Emergency Medical Services (EMS) Agency

Case:

Paramedics respond to a 60 year-old male with history of lung cancer in moderate respiratory distress.  He reports one month of increasing dyspnea on exertion and one week of shortness of breath at rest.  Since last night, he has not been unable to lay down due to trouble breathing.  He denies any fever, chest pain, or gastrointestinal symptoms.

Vital signs are blood pressure 90/70, HR 140, RR 22, O2 saturation 100% on 2L of home oxygen via nasal cannula.  His lungs are clear to auscultation.  Neck veins are prominent.  He has no peripheral edema.

ECG

ECG from WikEM1

 

 

Rate:                                                 140 bpm
Rhythm:                                            Sinus Rhythm – there are p waves before each QRS
ST Segment Elevation >1mm
In 2 or more contiguous Leads?:
     No
Reciprocal Changes:                        N/A
Other Abnormalities:                       The QRS complexes alternate in morphology

This ECG pattern is called electrical alternans and is seen in some cases of cardiac tamponade.  Beat-to-beat, the normally-conducted QRS complexes alternate in height.  This pattern results from the heart swinging backwards and forwards in a large pericardial effusion.   Electrical alternans is a relatively rare finding, but if present in a patient with a clinically consistent presentation, one should suspect cardiac tamponade.  More common ECG findings in patients with cardiac tamponade are sinus tachycardia and low QRS voltage.

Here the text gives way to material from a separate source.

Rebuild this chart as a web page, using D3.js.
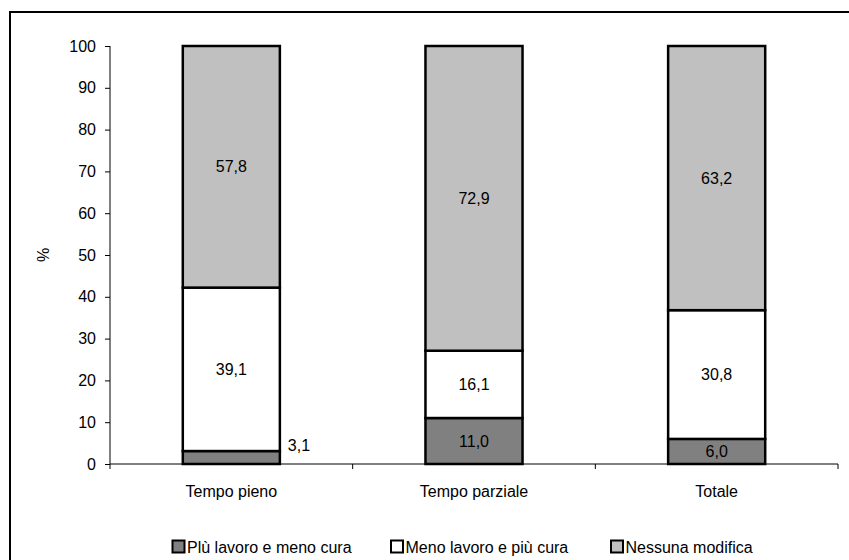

As is true in this case, patients will typically be hypotensive and have narrow pulse pressure.   Pulse pressure is the difference between systolic and diastolic blood pressure; values lower than 25% of the systolic blood pressure are narrow.  In general, this is an early sign of shock.  Additional supportive findings for cardiac tamponade in this patient include elevated JVP with clear lungs.  Malignancy is the most common cause of non-traumatic cardiac tamponade.  The patient’s lung cancer has caused the pericardial effusion leading to tamponade.

As fluid accumulates in the pericardial space, the pressure increases which reduces ventricular filling and cardiac output.  Therefore, there is reduced preload to the ventricles.  Therefore, IV fluids would be the first most important intervention in this hypotensive patient with suspected cardiac tamponade.

Cardiac tamponade does not have a specific Provider Impression.  Since this patient’s primary presentation of the tamponade is respiratory distress, it is reasonable to choose Respiratory Distress/Other in this patient (RDOT), which includes non-pulmonary and unknown causes of respiratory distress, and to manage the patient per TP 1237, Respiratory Distress.  The patient should receive Normal Saline 1L rapid infusion for his hypotension and should be continued on his home oxygen at 2L/min.  If his condition worsens, high-flow oxygen is appropriate, with continued fluids unless he develops evidence of pulmonary edema.  CPAP and nitrates are contraindicated in this preload-dependent condition.

The patient requires ALS transport to the MAR for rapid evaluation of cardiac tamponade via cardiac ultrasound.  Definitive treatment is a pericardiocentesis, where fluid is aspirated out of the pericardial sac.